- What you are asked to do: Copy the data below exactly.

- Dataset entries:
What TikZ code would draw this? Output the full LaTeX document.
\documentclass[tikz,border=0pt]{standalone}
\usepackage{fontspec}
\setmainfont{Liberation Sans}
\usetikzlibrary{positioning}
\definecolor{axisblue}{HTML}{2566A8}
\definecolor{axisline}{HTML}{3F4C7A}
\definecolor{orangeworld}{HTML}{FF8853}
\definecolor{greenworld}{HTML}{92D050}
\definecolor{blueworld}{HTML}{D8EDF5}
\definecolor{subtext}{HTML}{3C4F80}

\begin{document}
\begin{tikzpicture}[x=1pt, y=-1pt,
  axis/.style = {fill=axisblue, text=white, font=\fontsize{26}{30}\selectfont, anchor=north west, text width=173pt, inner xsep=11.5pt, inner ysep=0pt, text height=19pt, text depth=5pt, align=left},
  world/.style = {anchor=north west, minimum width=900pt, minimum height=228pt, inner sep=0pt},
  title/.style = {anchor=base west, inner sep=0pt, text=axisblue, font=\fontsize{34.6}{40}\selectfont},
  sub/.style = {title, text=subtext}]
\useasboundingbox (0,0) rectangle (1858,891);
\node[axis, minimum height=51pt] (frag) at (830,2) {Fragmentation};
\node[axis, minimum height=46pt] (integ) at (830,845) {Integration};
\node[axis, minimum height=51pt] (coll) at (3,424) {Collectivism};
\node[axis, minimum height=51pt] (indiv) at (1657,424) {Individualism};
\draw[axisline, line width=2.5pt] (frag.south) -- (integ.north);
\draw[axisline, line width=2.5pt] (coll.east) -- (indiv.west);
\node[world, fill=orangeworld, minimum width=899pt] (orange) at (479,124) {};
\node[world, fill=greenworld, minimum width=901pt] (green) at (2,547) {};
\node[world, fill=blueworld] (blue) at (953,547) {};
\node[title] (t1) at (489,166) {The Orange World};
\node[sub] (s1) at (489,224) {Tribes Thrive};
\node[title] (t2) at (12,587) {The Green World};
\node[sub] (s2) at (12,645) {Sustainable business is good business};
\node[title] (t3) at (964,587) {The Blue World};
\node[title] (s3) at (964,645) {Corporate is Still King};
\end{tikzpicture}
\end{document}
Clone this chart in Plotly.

- Reply to the task:
What TikZ code would draw this? Output the full LaTeX document.
\documentclass[tikz,border=0pt]{standalone}
\usepackage{fontspec}
\setmainfont{Liberation Sans}
\usetikzlibrary{positioning}
\definecolor{axisblue}{HTML}{2566A8}
\definecolor{axisline}{HTML}{3F4C7A}
\definecolor{orangeworld}{HTML}{FF8853}
\definecolor{greenworld}{HTML}{92D050}
\definecolor{blueworld}{HTML}{D8EDF5}
\definecolor{subtext}{HTML}{3C4F80}

\begin{document}
\begin{tikzpicture}[x=1pt, y=-1pt,
  axis/.style = {fill=axisblue, text=white, font=\fontsize{26}{30}\selectfont, anchor=north west, text width=173pt, inner xsep=11.5pt, inner ysep=0pt, text height=19pt, text depth=5pt, align=left},
  world/.style = {anchor=north west, minimum width=900pt, minimum height=228pt, inner sep=0pt},
  title/.style = {anchor=base west, inner sep=0pt, text=axisblue, font=\fontsize{34.6}{40}\selectfont},
  sub/.style = {title, text=subtext}]
\useasboundingbox (0,0) rectangle (1858,891);
\node[axis, minimum height=51pt] (frag) at (830,2) {Fragmentation};
\node[axis, minimum height=46pt] (integ) at (830,845) {Integration};
\node[axis, minimum height=51pt] (coll) at (3,424) {Collectivism};
\node[axis, minimum height=51pt] (indiv) at (1657,424) {Individualism};
\draw[axisline, line width=2.5pt] (frag.south) -- (integ.north);
\draw[axisline, line width=2.5pt] (coll.east) -- (indiv.west);
\node[world, fill=orangeworld, minimum width=899pt] (orange) at (479,124) {};
\node[world, fill=greenworld, minimum width=901pt] (green) at (2,547) {};
\node[world, fill=blueworld] (blue) at (953,547) {};
\node[title] (t1) at (489,166) {The Orange World};
\node[sub] (s1) at (489,224) {Tribes Thrive};
\node[title] (t2) at (12,587) {The Green World};
\node[sub] (s2) at (12,645) {Sustainable business is good business};
\node[title] (t3) at (964,587) {The Blue World};
\node[title] (s3) at (964,645) {Corporate is Still King};
\end{tikzpicture}
\end{document}
Clone this chart in Plotly.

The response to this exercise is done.